» WHAT IS REQUIRED:
Copy, exactly as written, the lines that begin at the one containing "Reproduce this diagram with TikZ." and end at the one containing "import matplotlib.transforms as mtransforms". Skip any pictures in the data below.

» THE DATA:
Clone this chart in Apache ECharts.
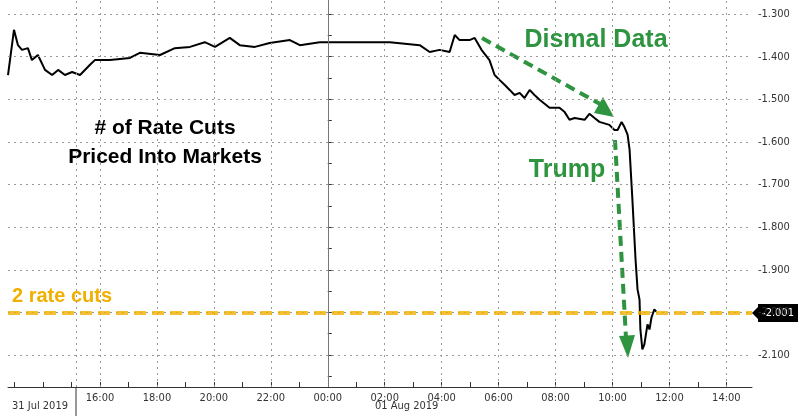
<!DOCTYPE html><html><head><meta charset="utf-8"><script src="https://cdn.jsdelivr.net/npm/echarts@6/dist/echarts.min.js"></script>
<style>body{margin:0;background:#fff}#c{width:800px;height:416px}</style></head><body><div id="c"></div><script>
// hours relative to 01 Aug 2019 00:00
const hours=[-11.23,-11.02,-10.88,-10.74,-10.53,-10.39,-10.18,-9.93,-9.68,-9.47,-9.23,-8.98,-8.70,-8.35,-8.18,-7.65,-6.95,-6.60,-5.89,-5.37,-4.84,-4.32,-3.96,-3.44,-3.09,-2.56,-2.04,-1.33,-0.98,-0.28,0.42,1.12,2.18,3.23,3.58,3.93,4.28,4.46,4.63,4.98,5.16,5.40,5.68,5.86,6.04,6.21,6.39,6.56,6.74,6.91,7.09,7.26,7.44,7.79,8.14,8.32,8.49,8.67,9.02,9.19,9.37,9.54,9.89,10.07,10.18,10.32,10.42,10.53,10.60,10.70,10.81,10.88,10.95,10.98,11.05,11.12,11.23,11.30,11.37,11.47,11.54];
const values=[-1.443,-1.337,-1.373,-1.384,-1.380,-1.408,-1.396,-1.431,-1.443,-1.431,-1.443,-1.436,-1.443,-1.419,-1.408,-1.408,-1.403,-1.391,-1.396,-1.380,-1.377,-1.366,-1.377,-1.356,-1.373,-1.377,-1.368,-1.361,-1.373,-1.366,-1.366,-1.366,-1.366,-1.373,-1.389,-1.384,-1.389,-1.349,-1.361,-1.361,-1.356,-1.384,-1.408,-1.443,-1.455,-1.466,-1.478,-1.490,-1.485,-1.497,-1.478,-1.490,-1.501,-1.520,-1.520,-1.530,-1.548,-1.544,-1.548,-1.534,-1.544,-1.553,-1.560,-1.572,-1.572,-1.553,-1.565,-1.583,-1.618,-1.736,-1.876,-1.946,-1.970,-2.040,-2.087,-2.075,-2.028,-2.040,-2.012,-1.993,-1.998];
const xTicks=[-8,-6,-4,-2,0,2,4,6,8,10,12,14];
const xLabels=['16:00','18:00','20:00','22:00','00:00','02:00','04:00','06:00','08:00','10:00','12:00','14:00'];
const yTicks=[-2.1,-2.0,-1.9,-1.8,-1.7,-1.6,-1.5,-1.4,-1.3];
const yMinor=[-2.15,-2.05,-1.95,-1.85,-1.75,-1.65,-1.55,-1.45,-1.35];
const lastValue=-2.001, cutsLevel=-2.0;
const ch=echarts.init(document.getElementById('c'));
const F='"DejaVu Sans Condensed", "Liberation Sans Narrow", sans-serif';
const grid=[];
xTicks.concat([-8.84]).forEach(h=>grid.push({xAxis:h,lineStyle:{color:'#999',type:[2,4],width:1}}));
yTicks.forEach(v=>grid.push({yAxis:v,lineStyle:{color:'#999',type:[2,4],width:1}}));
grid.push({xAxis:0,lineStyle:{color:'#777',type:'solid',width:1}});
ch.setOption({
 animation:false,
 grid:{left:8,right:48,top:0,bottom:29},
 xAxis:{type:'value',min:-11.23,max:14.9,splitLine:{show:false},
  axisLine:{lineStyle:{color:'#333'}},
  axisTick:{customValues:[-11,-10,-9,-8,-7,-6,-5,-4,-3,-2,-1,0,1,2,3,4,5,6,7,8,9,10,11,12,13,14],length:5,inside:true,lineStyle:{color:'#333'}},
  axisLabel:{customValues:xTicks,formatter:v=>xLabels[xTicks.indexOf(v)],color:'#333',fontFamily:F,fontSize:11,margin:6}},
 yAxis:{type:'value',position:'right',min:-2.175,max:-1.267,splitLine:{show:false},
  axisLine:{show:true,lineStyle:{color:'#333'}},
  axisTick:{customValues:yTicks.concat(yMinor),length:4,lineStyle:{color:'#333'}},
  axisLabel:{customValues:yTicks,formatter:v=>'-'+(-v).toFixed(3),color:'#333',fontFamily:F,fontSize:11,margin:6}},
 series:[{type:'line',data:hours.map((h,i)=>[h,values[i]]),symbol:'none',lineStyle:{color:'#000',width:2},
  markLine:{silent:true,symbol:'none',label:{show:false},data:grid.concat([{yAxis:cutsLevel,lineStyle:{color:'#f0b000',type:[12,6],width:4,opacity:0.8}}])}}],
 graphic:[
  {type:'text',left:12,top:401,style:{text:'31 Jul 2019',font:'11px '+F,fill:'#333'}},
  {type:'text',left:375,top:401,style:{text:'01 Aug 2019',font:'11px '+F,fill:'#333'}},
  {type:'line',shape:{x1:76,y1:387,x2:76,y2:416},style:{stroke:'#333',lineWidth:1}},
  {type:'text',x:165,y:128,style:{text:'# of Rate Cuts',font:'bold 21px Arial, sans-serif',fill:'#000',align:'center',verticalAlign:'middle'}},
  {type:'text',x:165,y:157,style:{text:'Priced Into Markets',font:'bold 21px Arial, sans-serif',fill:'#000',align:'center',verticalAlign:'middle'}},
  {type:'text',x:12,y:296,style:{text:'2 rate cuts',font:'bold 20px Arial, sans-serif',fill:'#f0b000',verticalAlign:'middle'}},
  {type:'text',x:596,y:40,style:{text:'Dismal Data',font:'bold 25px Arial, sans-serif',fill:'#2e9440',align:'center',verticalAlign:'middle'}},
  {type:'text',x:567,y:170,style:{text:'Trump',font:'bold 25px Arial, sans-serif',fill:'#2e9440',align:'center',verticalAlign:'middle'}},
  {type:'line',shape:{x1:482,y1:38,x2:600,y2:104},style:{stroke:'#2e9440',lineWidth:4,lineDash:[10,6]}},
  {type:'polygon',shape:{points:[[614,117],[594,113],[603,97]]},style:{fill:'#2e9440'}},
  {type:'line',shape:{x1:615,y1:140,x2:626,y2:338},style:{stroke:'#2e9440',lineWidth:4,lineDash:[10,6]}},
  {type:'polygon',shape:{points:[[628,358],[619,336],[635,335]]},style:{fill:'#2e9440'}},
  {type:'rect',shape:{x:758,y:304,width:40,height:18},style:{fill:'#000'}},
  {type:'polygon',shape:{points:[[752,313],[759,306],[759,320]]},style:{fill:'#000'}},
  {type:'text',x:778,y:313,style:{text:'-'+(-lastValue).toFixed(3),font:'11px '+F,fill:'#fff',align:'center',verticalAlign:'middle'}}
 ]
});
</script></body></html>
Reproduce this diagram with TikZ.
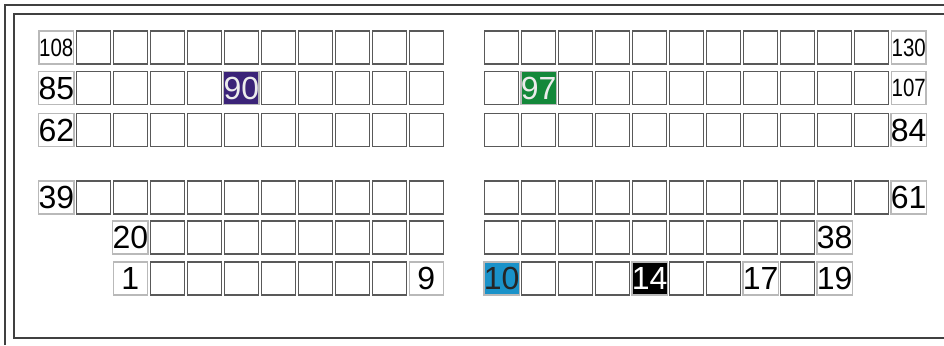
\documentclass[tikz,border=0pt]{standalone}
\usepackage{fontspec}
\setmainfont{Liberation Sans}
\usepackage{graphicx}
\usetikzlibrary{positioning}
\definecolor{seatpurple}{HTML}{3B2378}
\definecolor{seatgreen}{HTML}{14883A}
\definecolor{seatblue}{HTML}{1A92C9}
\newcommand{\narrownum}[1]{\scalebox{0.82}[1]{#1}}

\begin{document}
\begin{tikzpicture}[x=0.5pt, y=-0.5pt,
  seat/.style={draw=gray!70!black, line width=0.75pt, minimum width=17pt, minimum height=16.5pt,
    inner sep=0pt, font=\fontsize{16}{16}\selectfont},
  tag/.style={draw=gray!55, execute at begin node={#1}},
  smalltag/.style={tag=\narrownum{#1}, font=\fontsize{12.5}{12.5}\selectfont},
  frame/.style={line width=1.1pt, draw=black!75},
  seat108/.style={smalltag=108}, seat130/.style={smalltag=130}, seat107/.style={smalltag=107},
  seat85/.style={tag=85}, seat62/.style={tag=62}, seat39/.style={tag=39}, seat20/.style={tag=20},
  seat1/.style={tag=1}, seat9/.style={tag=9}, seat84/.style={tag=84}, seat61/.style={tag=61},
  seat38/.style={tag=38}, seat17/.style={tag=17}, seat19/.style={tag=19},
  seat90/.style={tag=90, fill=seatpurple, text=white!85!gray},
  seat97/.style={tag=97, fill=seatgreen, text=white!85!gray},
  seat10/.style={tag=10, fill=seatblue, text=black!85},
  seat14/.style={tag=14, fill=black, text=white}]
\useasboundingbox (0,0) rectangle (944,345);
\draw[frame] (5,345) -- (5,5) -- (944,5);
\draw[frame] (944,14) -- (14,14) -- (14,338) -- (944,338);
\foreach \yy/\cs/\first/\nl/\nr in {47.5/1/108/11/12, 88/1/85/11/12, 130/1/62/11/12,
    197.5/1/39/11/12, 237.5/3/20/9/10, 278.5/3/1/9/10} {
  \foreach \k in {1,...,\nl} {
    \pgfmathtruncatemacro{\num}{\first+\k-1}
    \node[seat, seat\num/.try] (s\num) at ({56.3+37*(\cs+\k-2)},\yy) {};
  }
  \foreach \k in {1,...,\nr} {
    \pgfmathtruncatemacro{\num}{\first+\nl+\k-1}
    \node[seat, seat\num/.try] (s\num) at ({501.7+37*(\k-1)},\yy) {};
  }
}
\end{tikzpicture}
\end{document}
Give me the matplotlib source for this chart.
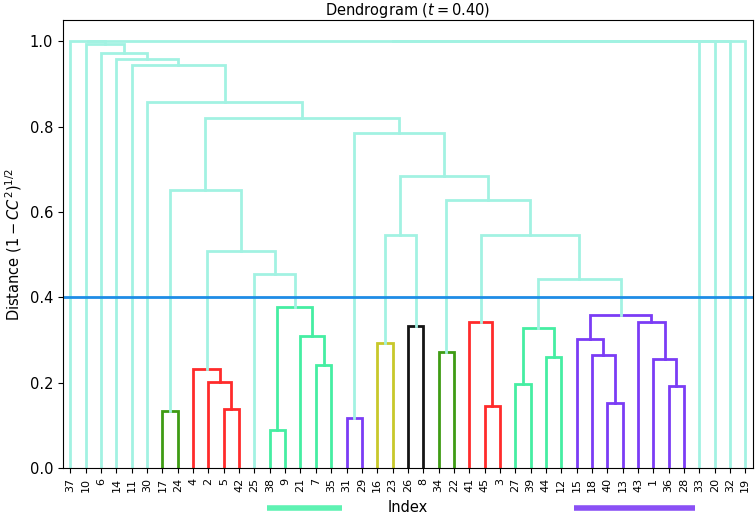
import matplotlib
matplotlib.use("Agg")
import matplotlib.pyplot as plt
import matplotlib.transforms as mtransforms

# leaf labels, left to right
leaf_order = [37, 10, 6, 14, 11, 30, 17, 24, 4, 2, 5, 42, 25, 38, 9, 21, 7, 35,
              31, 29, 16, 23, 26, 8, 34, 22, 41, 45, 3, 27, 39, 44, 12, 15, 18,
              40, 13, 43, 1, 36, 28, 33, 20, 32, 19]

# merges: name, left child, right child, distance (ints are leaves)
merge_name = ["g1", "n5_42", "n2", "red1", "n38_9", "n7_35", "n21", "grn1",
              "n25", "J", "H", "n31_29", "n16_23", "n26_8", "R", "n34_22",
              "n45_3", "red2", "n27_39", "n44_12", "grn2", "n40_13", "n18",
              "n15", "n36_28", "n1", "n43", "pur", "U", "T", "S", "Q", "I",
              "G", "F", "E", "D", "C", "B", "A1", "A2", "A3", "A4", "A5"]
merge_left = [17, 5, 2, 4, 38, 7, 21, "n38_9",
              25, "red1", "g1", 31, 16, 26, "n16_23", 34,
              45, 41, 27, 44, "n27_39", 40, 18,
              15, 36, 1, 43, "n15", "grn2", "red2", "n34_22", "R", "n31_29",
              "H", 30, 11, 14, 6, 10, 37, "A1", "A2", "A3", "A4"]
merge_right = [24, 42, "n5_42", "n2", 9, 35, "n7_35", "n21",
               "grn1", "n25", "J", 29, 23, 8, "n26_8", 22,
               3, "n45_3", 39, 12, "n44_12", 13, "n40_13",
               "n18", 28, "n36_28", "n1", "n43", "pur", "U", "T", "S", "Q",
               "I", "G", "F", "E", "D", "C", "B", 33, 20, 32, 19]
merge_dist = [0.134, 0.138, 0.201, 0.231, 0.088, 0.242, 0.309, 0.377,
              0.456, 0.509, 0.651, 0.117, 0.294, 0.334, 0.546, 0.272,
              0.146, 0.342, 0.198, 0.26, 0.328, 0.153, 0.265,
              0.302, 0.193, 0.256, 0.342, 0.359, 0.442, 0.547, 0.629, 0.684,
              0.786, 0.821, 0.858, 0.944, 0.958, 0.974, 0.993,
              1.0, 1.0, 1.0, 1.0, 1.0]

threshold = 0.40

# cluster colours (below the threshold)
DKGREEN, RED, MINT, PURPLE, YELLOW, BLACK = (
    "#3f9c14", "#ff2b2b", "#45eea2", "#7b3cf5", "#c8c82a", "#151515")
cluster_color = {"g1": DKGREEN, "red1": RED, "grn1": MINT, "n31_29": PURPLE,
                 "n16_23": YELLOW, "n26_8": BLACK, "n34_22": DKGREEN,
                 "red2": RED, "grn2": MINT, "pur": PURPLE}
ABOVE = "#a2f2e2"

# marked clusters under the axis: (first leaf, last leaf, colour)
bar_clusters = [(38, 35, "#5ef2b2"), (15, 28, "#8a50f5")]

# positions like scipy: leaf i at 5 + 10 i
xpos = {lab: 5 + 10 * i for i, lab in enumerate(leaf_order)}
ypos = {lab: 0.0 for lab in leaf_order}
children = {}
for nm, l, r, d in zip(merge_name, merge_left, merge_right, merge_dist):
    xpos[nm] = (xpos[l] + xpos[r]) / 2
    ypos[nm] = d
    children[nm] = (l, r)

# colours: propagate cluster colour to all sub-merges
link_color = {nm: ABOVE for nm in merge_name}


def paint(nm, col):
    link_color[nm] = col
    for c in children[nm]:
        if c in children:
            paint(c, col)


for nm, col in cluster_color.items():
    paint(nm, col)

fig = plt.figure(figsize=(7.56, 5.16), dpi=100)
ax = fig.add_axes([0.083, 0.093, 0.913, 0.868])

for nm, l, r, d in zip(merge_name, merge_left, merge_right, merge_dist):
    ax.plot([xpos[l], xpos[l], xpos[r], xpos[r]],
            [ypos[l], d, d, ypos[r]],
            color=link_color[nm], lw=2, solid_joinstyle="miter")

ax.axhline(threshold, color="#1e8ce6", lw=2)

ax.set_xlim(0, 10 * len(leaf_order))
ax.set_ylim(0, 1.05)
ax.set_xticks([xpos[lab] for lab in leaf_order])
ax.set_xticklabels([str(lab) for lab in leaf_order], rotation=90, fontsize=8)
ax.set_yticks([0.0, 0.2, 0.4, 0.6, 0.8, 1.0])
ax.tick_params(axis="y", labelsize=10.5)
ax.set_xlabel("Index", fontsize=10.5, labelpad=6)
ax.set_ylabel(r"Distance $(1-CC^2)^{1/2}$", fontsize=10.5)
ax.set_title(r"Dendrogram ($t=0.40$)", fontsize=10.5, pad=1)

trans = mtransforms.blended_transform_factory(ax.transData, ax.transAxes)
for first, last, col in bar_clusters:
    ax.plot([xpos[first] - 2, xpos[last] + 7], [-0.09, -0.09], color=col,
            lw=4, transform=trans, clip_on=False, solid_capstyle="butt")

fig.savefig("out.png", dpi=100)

» WRITTEN RESPONSE:
Reproduce this diagram with TikZ.
\documentclass[tikz,border=0pt]{standalone}
\usepackage{fontspec}
\setmainfont{Liberation Sans}
\usepackage{graphicx}
\usetikzlibrary{positioning}
\definecolor{seatpurple}{HTML}{3B2378}
\definecolor{seatgreen}{HTML}{14883A}
\definecolor{seatblue}{HTML}{1A92C9}
\newcommand{\narrownum}[1]{\scalebox{0.82}[1]{#1}}

\begin{document}
\begin{tikzpicture}[x=0.5pt, y=-0.5pt,
  seat/.style={draw=gray!70!black, line width=0.75pt, minimum width=17pt, minimum height=16.5pt,
    inner sep=0pt, font=\fontsize{16}{16}\selectfont},
  tag/.style={draw=gray!55, execute at begin node={#1}},
  smalltag/.style={tag=\narrownum{#1}, font=\fontsize{12.5}{12.5}\selectfont},
  frame/.style={line width=1.1pt, draw=black!75},
  seat108/.style={smalltag=108}, seat130/.style={smalltag=130}, seat107/.style={smalltag=107},
  seat85/.style={tag=85}, seat62/.style={tag=62}, seat39/.style={tag=39}, seat20/.style={tag=20},
  seat1/.style={tag=1}, seat9/.style={tag=9}, seat84/.style={tag=84}, seat61/.style={tag=61},
  seat38/.style={tag=38}, seat17/.style={tag=17}, seat19/.style={tag=19},
  seat90/.style={tag=90, fill=seatpurple, text=white!85!gray},
  seat97/.style={tag=97, fill=seatgreen, text=white!85!gray},
  seat10/.style={tag=10, fill=seatblue, text=black!85},
  seat14/.style={tag=14, fill=black, text=white}]
\useasboundingbox (0,0) rectangle (944,345);
\draw[frame] (5,345) -- (5,5) -- (944,5);
\draw[frame] (944,14) -- (14,14) -- (14,338) -- (944,338);
\foreach \yy/\cs/\first/\nl/\nr in {47.5/1/108/11/12, 88/1/85/11/12, 130/1/62/11/12,
    197.5/1/39/11/12, 237.5/3/20/9/10, 278.5/3/1/9/10} {
  \foreach \k in {1,...,\nl} {
    \pgfmathtruncatemacro{\num}{\first+\k-1}
    \node[seat, seat\num/.try] (s\num) at ({56.3+37*(\cs+\k-2)},\yy) {};
  }
  \foreach \k in {1,...,\nr} {
    \pgfmathtruncatemacro{\num}{\first+\nl+\k-1}
    \node[seat, seat\num/.try] (s\num) at ({501.7+37*(\k-1)},\yy) {};
  }
}
\end{tikzpicture}
\end{document}
Give me the matplotlib source for this chart.
import matplotlib
matplotlib.use("Agg")
import matplotlib.pyplot as plt
import matplotlib.transforms as mtransforms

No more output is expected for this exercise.